The major U.S. stock indices tried to fight to get back over some of their key moving averages but ultimately closed below them. Foreign stocks sold off in overnight trading as global liquidity dries up. Treasury yields were mostly flat as short-sellers were unable to drive yields any higher.
The S&P 500 fought to stay over its 200-day moving average but closed below it. The 200-day moving average is significant, as a close over it indicates last week’s move down was a short-term correction.
Based on the recent data on the positioning of the CTAs, more selling should occur tomorrow. To make matters worse, the S&P 500 closed below the top end of its bull-market channel, suggesting prices are going to drop again. The next line in the ascending bull-market channel is around 2,860, which if hit, would lead to another round of selling by the CTAs.

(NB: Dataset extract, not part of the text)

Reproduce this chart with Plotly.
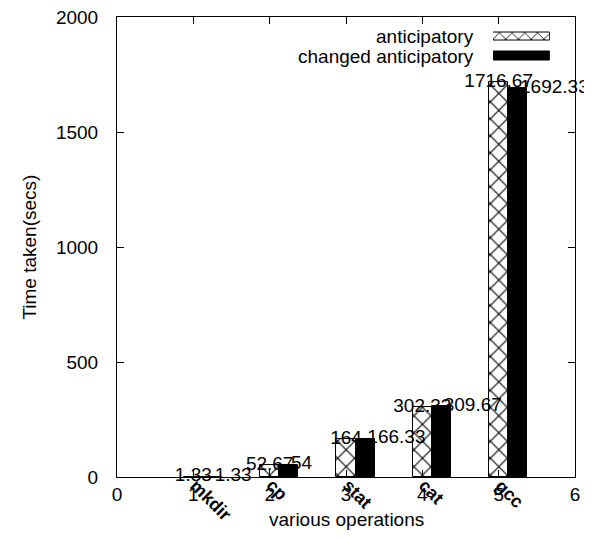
import plotly.graph_objects as go

categories = ["mkdir", "cp", "stat", "cat", "gcc"]
positions = [1, 2, 3, 4, 5]
anticipatory = [1.33, 52.67, 164, 302.33, 1716.67]
changed_anticipatory = [1.33, 54, 166.33, 309.67, 1692.33]
series_names = ["anticipatory", "changed anticipatory"]
x_ticks = [0, 1, 2, 3, 4, 5, 6]
y_ticks = [0, 500, 1000, 1500, 2000]

FONT = "Liberation Sans, Arial, Helvetica, sans-serif"
FS = 19
BW = 0.25

fig = go.Figure()

# value labels (drawn under the bars)
fig.add_trace(go.Scatter(
    x=positions, y=anticipatory, mode="text", cliponaxis=False,
    text=[f"{v:g}" for v in anticipatory], textposition="middle center",
    textfont=dict(family=FONT, size=FS, color="black"),
    showlegend=False, hoverinfo="skip", xaxis="x", yaxis="y"))
fig.add_trace(go.Scatter(
    x=[p + 0.28 for p in positions], y=changed_anticipatory, mode="text", cliponaxis=False,
    text=[f"{v:g}" for v in changed_anticipatory], textposition="middle right",
    textfont=dict(family=FONT, size=FS, color="black"),
    showlegend=False, hoverinfo="skip", xaxis="x", yaxis="y"))

HATCH = dict(shape="x", fgcolor="black", fgopacity=1, bgcolor="rgba(0,0,0,0)", size=12, solidity=0.18)

# bars on an overlaid subplot so they sit above the labels
fig.add_trace(go.Bar(
    x=positions, y=anticipatory, width=BW, name=series_names[0],
    marker=dict(color="rgba(0,0,0,0)", line=dict(color="black", width=1), pattern=HATCH),
    showlegend=False, xaxis="x2", yaxis="y2"))
fig.add_trace(go.Bar(
    x=[p + BW for p in positions], y=changed_anticipatory, width=BW, name=series_names[1],
    marker=dict(color="black", line=dict(color="black", width=1)),
    showlegend=False, xaxis="x2", yaxis="y2"))

# legend samples
fig.add_trace(go.Bar(
    x=[1], y=[1], base=[0], orientation="h", width=0.45,
    marker=dict(color="white", line=dict(color="black", width=1),
                pattern=dict(HATCH, size=9, bgcolor="white")),
    showlegend=False, hoverinfo="skip", xaxis="x3", yaxis="y3"))
fig.add_trace(go.Bar(
    x=[1], y=[0], base=[0], orientation="h", width=0.45,
    marker=dict(color="black", line=dict(color="black", width=1)),
    showlegend=False, hoverinfo="skip", xaxis="x3", yaxis="y3"))

annotations = []
for name, yp in zip(series_names, [0.9576, 0.9141]):
    annotations.append(dict(text=name, x=0.784, y=yp, xref="paper", yref="paper",
                            xanchor="right", yanchor="middle", showarrow=False,
                            font=dict(family=FONT, size=FS, color="black")))
for cat, p in zip(categories, positions):
    annotations.append(dict(text=f"<b>{cat}</b>", x=p, y=0, xref="x", yref="y",
                            xanchor="left", yanchor="top", textangle=45, showarrow=False,
                            xshift=-10, yshift=4,
                            font=dict(family=FONT, size=18, color="black")))
annotations.append(dict(text="various operations", x=0.5, y=-0.093, xref="paper", yref="paper",
                        xanchor="center", yanchor="middle", showarrow=False,
                        font=dict(family=FONT, size=FS, color="black")))
annotations.append(dict(text="Time taken(secs)", x=-0.193, y=0.5, xref="paper", yref="paper",
                        xanchor="center", yanchor="middle", showarrow=False, textangle=-90,
                        font=dict(family=FONT, size=FS, color="black")))

axis_common = dict(showline=True, linecolor="black", linewidth=1, mirror="allticks",
                   ticks="inside", ticklen=7, tickcolor="black", showgrid=False,
                   zeroline=False, automargin=False, ticklabeloverflow="allow",
                   tickfont=dict(family=FONT, size=FS, color="black"))

fig.update_layout(
    width=584, height=531,
    margin=dict(l=109, r=17, t=9, b=62, autoexpand=False),
    paper_bgcolor="white", plot_bgcolor="white",
    barmode="overlay", bargap=0,
    font=dict(family=FONT, size=FS, color="black"),
    xaxis=dict(range=[0, 6], tickvals=x_ticks, **axis_common),
    yaxis=dict(range=[0, 2000], tickvals=y_ticks, ticklabelstandoff=14, **axis_common),
    xaxis2=dict(range=[0, 6], overlaying="x", visible=False),
    yaxis2=dict(range=[0, 2000], overlaying="y", visible=False),
    xaxis3=dict(domain=[0.821, 0.945], range=[0, 1], anchor="y3", visible=False),
    yaxis3=dict(domain=[0.8924, 0.9793], range=[-0.5, 1.5], anchor="x3", visible=False),
    annotations=annotations,
)

fig.write_html("out.html")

The Nasdaq-100 bounced off its 200-day moving average but found sellers throughout the day. With Netflix reporting earnings tomorrow, any bad news could send the Nasdaq-100 below its 200-DMA. The DJIA tried to move above its 100-day moving average but also failed. The Russell 2000, which is trading well below its 200-day moving average, found some buyers today but faded some of its gains going into the market close. Today’s price action is not a sign of strength.
September’s retail sales data came in at +0.1% month-over-month, which was below analysts’ expectations of a +0.6% print. Adding concern to the data was the huge drop in restaurant data, which showed a massive -1.8% month-over-month in restaurant sales. Many Americans spent their tax money on fuel, movies and eating out, so this is a major potential leading indicator that the tax cut has passed through the economy. If the tax cut has, this is not good news for retailers going into the holiday shopping season.
Physical gold and the large gold miners lurched higher but failed to close over their respective 100-day moving averages. Today’s move is indicating the beginning of a bull-market rally for gold and the miners. Bulls want to see prices fall to confirm the lower supply zone or the 50-day moving average. Bears want to smash prices well below either point. Should either occur, it will set up a buying opportunity.
If gold tries to move up to its 200-day moving average, don’t be surprised if it takes a hard reversal. Rallies begin when the price of a security crosses upwards through its 50-day moving average and is confirmed when prices retest and hold their 50-day moving average. Our opportunity is coming!
Agricultural commodities moved higher as prices closed over their 100-day moving average. I believe we are seeing the beginning of a bull market in the agriculture space. There was a triple price bottom, followed by an upward movement through their 50-day moving average, which was followed by a successful retest of their 50-day moving average. This is exactly what the beginning of a rally looks like.